On carpets, rugs and upholstery, bicarbonate of soda is one of the most effective natural options. Sprinkle a light, even layer over dry fabric, let it sit for several hours, then vacuum thoroughly. This works particularly well on sofas, stair runners and pet-favourite corners. The trade-off is that it is a maintenance habit, not a one-off cure. If odour has built up over months, you may need to repeat it a few times.
Accidents need a different approach. Blot first - never rub - then clean with a simple solution of water, white vinegar and a small amount of washing-up liquid. The key is reaching the padding beneath the visible surface, especially on rugs and upholstery. If any residue remains in the underlayer, the smell often returns when humidity rises.
Don’t overlook the air itself
A room can be freshly cleaned and still feel heavy if the air is stale. Open windows daily where possible, even for ten minutes. Cross-ventilation is especially helpful in homes with carpets, multiple pets or limited outdoor access. In colder months, this can feel inconvenient, but short bursts of fresh air make a surprising difference.
Air purifiers can help with dander and airborne particles, though results depend on the size of the room and the filter quality. They are useful if you share your home with shedding pets, but they should support cleaning rather than replace it.
Natural cleaning habits that make the biggest difference
Consistency matters more than intensity. A single deep clean can lift odour, but the homes that stay fresher are usually the ones with a quiet routine in place.
Vacuuming two or three times a week is often enough for pet households, especially in areas where animals sleep or spend time after walks. Use the upholstery attachment on sofas and chairs, and go beyond the obvious surfaces. Pet hair gathers under furniture, behind doors and along skirting boards, where smells can settle unnoticed.
Hard floors benefit from regular mopping with a mild natural solution rather than heavily fragranced cleaner. Too much perfume can make a room feel crowded, and some synthetic scents only mingle with pet odours instead of removing them. Warm water with a small amount of vinegar works well on many sealed floors, though it is best to avoid acidic solutions on natural stone.
Feeding areas deserve more attention than they often get. Wash bowls daily, wipe the floor beneath them, and check nearby walls or cabinet fronts for small splashes. Even dry food can leave an oily trace over time.
Litter trays are their own category. Natural odour control here depends on frequency. Scooping once a day is the minimum for freshness, and the full tray should be emptied and cleaned regularly with hot water and a mild, unscented soap. If you use strong disinfectants, the smell may become harsher rather than cleaner.
Fabrics hold more odour than most people realise
Soft furnishings shape the scent of a home more than candles or room sprays ever will. Curtains, cushion covers, wool throws and upholstered headboards can all hold onto pet smell quietly in the background.
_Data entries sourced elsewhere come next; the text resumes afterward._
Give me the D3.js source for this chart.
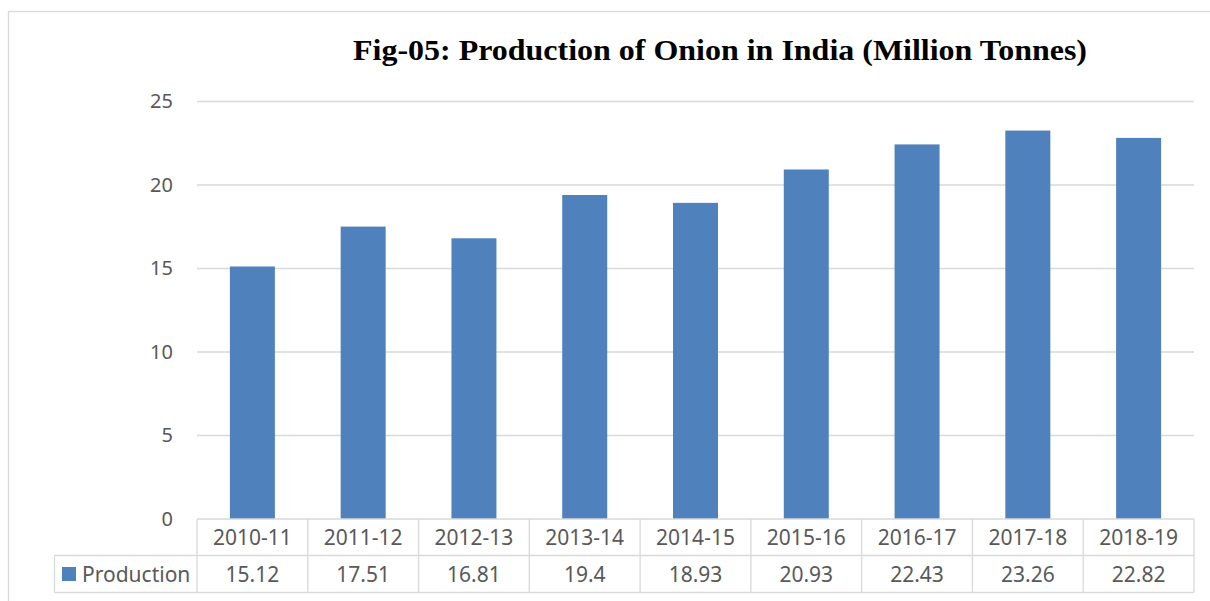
<!doctype html>
<html lang="en">
  <head>
    <meta charset="utf-8">
    <script src="https://d3js.org/d3.v7.min.js"></script>
    <title>Production of Onion in India</title>
    <style>
      body { margin: 0; background: #fff; }
      .tick text, .tbl text { font-family: "Noto Sans", "Open Sans", sans-serif; fill: #595959; }
      .grid line { stroke: #d9d9d9; stroke-width: 1.3px; }
    </style>
  </head>
  <body>
    <svg width="1210" height="601"></svg>
    <script>
      // data
      const years = ["2010-11", "2011-12", "2012-13", "2013-14", "2014-15", "2015-16", "2016-17", "2017-18", "2018-19"];
      const production = [15.12, 17.51, 16.81, 19.4, 18.93, 20.93, 22.43, 23.26, 22.82];
      const yTicks = [0, 5, 10, 15, 20, 25];
      const seriesName = "Production";

      const svg = d3.select("svg");
      const plotLeft = 197, plotRight = 1194, plotTop = 101.5, plotBottom = 519;
      const barColor = "#4f81bd";
      const lineColor = "#d9d9d9";

      // outer chart border
      svg.append("rect")
        .attr("x", 8.5).attr("y", 11.5)
        .attr("width", 1220).attr("height", 620)
        .attr("fill", "none").attr("stroke", lineColor).attr("stroke-width", 1.3);

      svg.append("text")
        .attr("x", 353).attr("y", 60)
        .attr("textLength", 734)
        .attr("lengthAdjust", "spacingAndGlyphs")
        .style("font-family", "'Liberation Serif', 'Times New Roman', serif")
        .style("font-weight", "bold")
        .style("font-size", "30px")
        .text("Fig-05: Production of Onion in India (Million Tonnes)");

      const x = d3.scaleBand().domain(years).range([plotLeft, plotRight]).paddingInner(0).paddingOuter(0);
      const y = d3.scaleLinear().domain([0, 25]).range([plotBottom, plotTop]);

      // gridlines
      svg.append("g").attr("class", "grid")
        .selectAll("line")
        .data(yTicks.filter(d => d > 0))
        .enter().append("line")
        .attr("x1", plotLeft).attr("x2", plotRight)
        .attr("y1", d => y(d)).attr("y2", d => y(d));

      // y axis labels
      const yAxis = svg.append("g")
        .attr("transform", `translate(${plotLeft},0)`)
        .call(d3.axisLeft(y).tickValues(yTicks).tickSize(0).tickPadding(24));
      yAxis.select(".domain").remove();
      yAxis.selectAll("text").style("font-size", "20px").attr("dy", "0.3em");

      // bars
      const barW = 45;
      svg.append("g")
        .selectAll("rect")
        .data(production)
        .enter().append("rect")
        .attr("x", (d, i) => x(years[i]) + x.bandwidth() / 2 - barW / 2)
        .attr("y", d => y(d))
        .attr("width", barW)
        .attr("height", d => y(0) - y(d))
        .attr("fill", barColor);

      // data table
      const tbl = svg.append("g").attr("class", "tbl");
      const row1 = plotBottom, row2 = 555.5, row3 = 592.5;
      const legendLeft = 54.5;

      tbl.selectAll("text.cat")
        .data(years)
        .enter().append("text")
        .attr("x", d => x(d) + x.bandwidth() / 2)
        .attr("y", 545)
        .attr("text-anchor", "middle")
        .style("font-size", "21px")
        .text(d => d);

      tbl.selectAll("text.val")
        .data(production)
        .enter().append("text")
        .attr("x", (d, i) => x(years[i]) + x.bandwidth() / 2)
        .attr("y", 582)
        .attr("text-anchor", "middle")
        .style("font-size", "21px")
        .text(d => d);

      // table lines
      const lines = tbl.append("g")
        .attr("stroke", lineColor).attr("stroke-width", 1.3);
      lines.append("line").attr("x1", plotLeft).attr("x2", plotRight).attr("y1", row1).attr("y2", row1);
      lines.append("line").attr("x1", legendLeft).attr("x2", plotRight).attr("y1", row2).attr("y2", row2);
      lines.append("line").attr("x1", legendLeft).attr("x2", plotRight).attr("y1", row3).attr("y2", row3);
      lines.append("line").attr("x1", legendLeft).attr("x2", legendLeft).attr("y1", row2).attr("y2", row3);
      lines.selectAll("line.v")
        .data(years.concat(["end"]))
        .enter().append("line")
        .attr("x1", (d, i) => i < years.length ? x(d) : plotRight)
        .attr("x2", (d, i) => i < years.length ? x(d) : plotRight)
        .attr("y1", row1).attr("y2", row3);

      // legend key
      tbl.append("rect")
        .attr("x", 62).attr("y", 567)
        .attr("width", 14).attr("height", 14)
        .attr("fill", barColor);
      tbl.append("text")
        .attr("x", 82).attr("y", 582)
        .style("font-size", "21px")
        .text(seriesName);
    </script>
  </body>
</html>
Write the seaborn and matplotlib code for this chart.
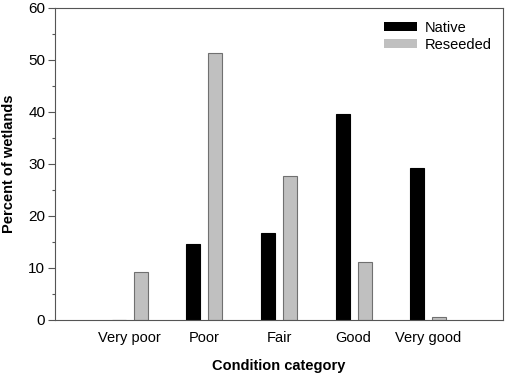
import pandas as pd
import matplotlib
matplotlib.use("Agg")
import matplotlib.pyplot as plt
import seaborn as sns
from matplotlib.ticker import MultipleLocator

categories = ["Very poor", "Poor", "Fair", "Good", "Very good"]
native = [0, 14.6, 16.7, 39.6, 29.2]
reseeded = [9.2, 51.4, 27.6, 11.2, 0.6]

plt.rcParams['font.family'] = ['Liberation Sans', 'DejaVu Sans']

df = pd.DataFrame({
    "Condition": categories * 2,
    "Percent": native + reseeded,
    "Type": ["Native"] * len(categories) + ["Reseeded"] * len(categories),
})

fig, ax = plt.subplots(figsize=(5.05, 3.75), dpi=100)
fig.subplots_adjust(left=0.109, right=0.996, top=0.979, bottom=0.147)

sns.barplot(data=df, x="Condition", y="Percent", hue="Type", order=categories,
            palette={"Native": "black", "Reseeded": "#c0c0c0"},
            width=0.59, gap=0.36, ax=ax)

edges = {"Native": "black", "Reseeded": "#707070"}
for cont, name in zip(ax.containers, ["Native", "Reseeded"]):
    for p in cont:
        p.set_edgecolor(edges[name])
        p.set_linewidth(0.8)

ax.set_xlim(-1, 5)
ax.set_ylim(0, 60)
ax.yaxis.set_major_locator(MultipleLocator(10))
ax.yaxis.set_minor_locator(MultipleLocator(5))
ax.tick_params(axis='y', which='major', length=5, width=0.8, color='#555555', labelsize=11, pad=2)
ax.tick_params(axis='y', which='minor', length=2.5, width=0.8, color='#555555')
ax.tick_params(axis='x', length=0, labelsize=10.5, pad=8)
for s in ax.spines.values():
    s.set_color('#555555')
    s.set_linewidth(0.8)

ax.set_xlabel("Condition category", fontsize=10.5, fontweight='bold', labelpad=10)
ax.set_ylabel("Percent of wetlands", fontsize=10.5, fontweight='bold', labelpad=9)

ax.legend(frameon=False, loc='upper right', fontsize=10.5, handlelength=2.25,
          handleheight=0.62, handletextpad=0.55, labelspacing=0.2,
          borderaxespad=0.2, bbox_to_anchor=(0.995, 0.987))

fig.savefig("out.png", dpi=100)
If a room still smells off after you have cleaned floors and bedding, fabrics are usually the missing piece. Steam cleaning can help, but patch testing is essential, especially on delicate materials. In some cases, simply airing out washable textiles outdoors on a dry day is enough to refresh them.
This is also where restraint matters. If you add fragrance back into the room too early, before the underlying smell is gone, you can end up with a muddied effect - part clean, part stale, part floral. The most refined homes tend to smell clean first, then softly scented.
When natural fragrance helps, and when it doesn’t
Natural fragrance has a place, but only after odour has been removed at the source. Think of it as atmosphere, not camouflage. Once the room is genuinely clean, subtle scenting can restore comfort and make the space feel considered again.
For pet homes, gentler options tend to work best. Overly sweet or intense scents can feel cloying, particularly in smaller rooms or flats with limited ventilation. Cleaner profiles such as soft cotton, light woods, tea notes or airy botanicals usually sit more comfortably in everyday spaces.
If you do choose to scent your home after cleaning, placement matters. Keep fragrance away from pet bedding, food stations and litter areas. The aim is to elevate your environment, not overwhelm the animals who live in it. A softly fragranced entrance, hallway or living area often feels far more elegant than trying to perfume every corner.
This is where a curated approach makes sense. SEOULIA’s perspective on home scent is especially relevant for pet owners because subtle, long-lasting fragrance tends to create a calmer finish than anything loud or heavily synthetic. In a well-kept home, less is often more.
The odours that need a different response
Not every pet smell can be solved with bicarbonate of soda and open windows. If the scent is sharp, persistent or suddenly stronger than usual, it may point to a practical issue rather than a housekeeping one.
A dog with a lingering yeasty smell may need grooming or a check-up. A litter tray smell that becomes unusually intense can suggest the tray is too small, badly placed or that your cat needs veterinary attention. Older pets may also have accidents linked to mobility or health, which means the right fix is part cleaning, part care.
Homes with recurring damp can be tricky too. Moisture magnifies pet odour, especially in ground-floor rooms, utility spaces and poorly ventilated hallways. In that case, tackling humidity may do more than changing your cleaning products.
A realistic rhythm for a fresher home
If you want natural freshness to last, think in layers. Wash pet bedding weekly or fortnightly depending on use. Vacuum often enough that fur never really settles. Deodorise soft furnishings before they become noticeably stale. Air rooms daily. Clean accidents deeply, not cosmetically.
That may sound like a lot, but in practice it becomes a quiet routine rather than a full reset every weekend. And it supports the kind of home many pet owners actually want - one that feels welcoming, design-conscious and easy to live in, not sterile or over-fragranced.
A home with pets does not need to smell anonymous. It should simply smell cared for. Once the air feels lighter, the fabrics feel clean and the background odour has lifted, everything else follows more easily. Your favourite scent works better. Your space feels calmer. And the comfort your pet brings to the room is no longer competing with the smell they left behind.
The most effective answer to how to remove pet smell from home naturally is also the most reassuring one: clean gently, repeat consistently, and let freshness come through in a softer, more thoughtful way.